Equally popular are the croissants, made with Arethusa butter and crafted by executive pastry chef James Arena. He trained at Connecticut Culinary Arts and the French Culinary Institute (now the International Culinary Center) in New York. “We use only our classic, unique ingredients,” he said. “It’s a three-day, slow-rise process.”

Arena’s day begins at 3AM to have his delicacies ready by 7AM.

The café also serves panini—all created with house-made breads and Arethusa cheeses—according to Arena. “All the dairy products are made on the farm and our pastries and bread are made in-house,” he said.

These delectable offerings can be washed down with cold-brewed Stumptown Coffee and Stumptown Nitro Cold Brewed Coffee. “We’re very proud we got them to be our partner,” said McGill. “It’s the premiere coffee in the country. The coffee is never heated and cold extracted so it loses any bitterness.”

The brew is offered bottled and on tap. “Everyone thinks its beer, but we don’t have a liquor license,” said McGill. “The Nitro is infused with nitrogen so it cascades when you draw it on tap and settles in the glass like Guinness. They have been huge sellers.”

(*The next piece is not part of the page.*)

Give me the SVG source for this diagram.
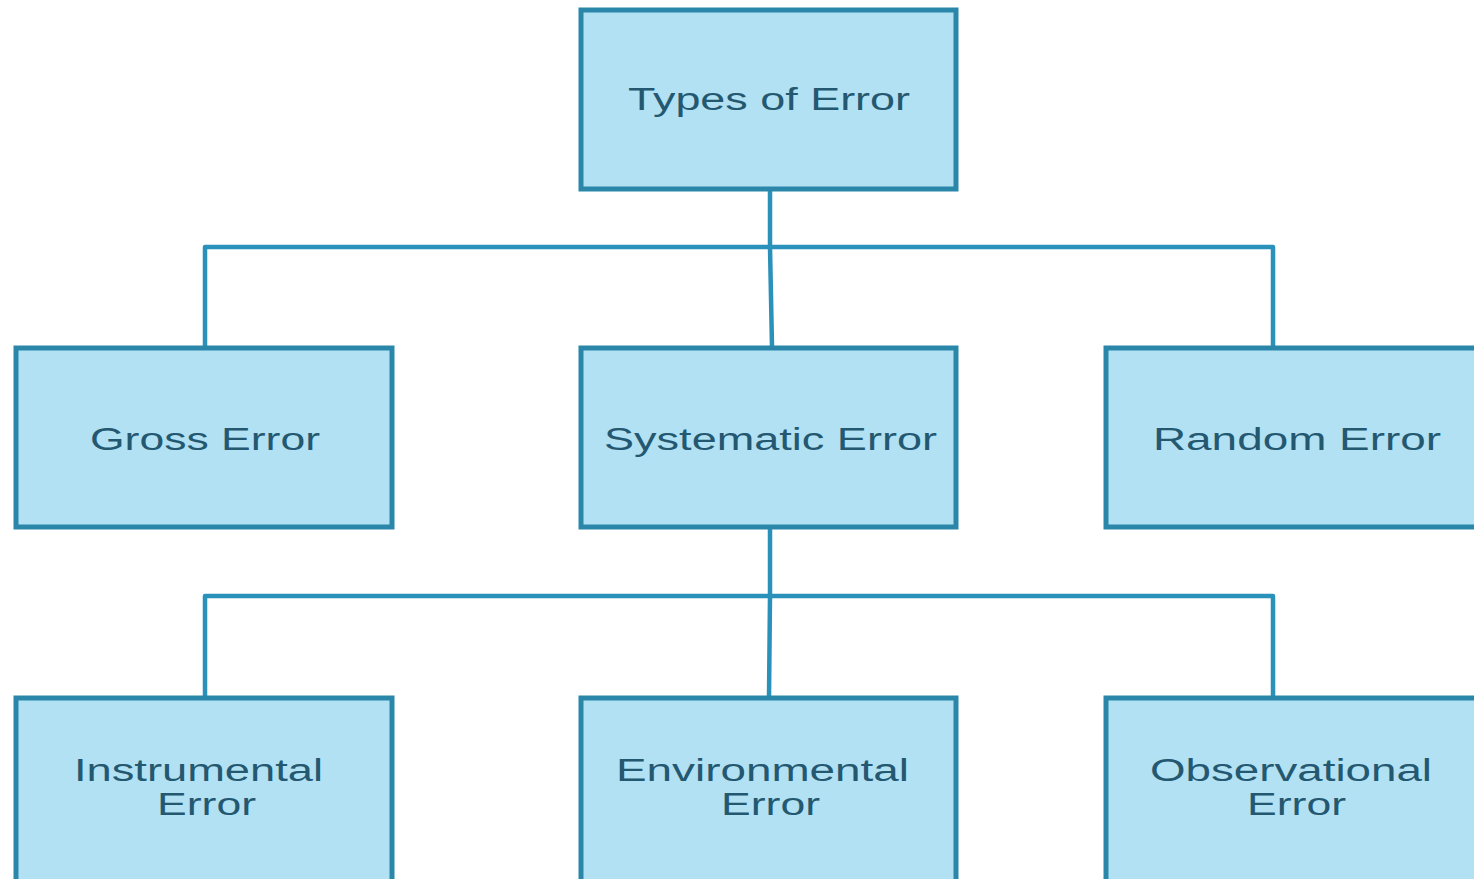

Like your coffee hot? Try their Stumptown espresso, made from beans freshly roasted in Brooklyn. “The beans are never ground more than five or six days after roasting,” said Arena. The coffee is brewed with water filtered through reverse osmosis.

McGill said the newly renovated, fresh and appealing outlet—formerly the Bantam Coffee Shop—has seating both inside and out. It is “mainly grab and go” with no waitress, he said. “It’s a lot more casual than the restaurant. We didn’t want to cannibalize the restaurant, so we have a different price point and the menu is different.”

The café is open 7AM-4PM, Wednesday through Sunday.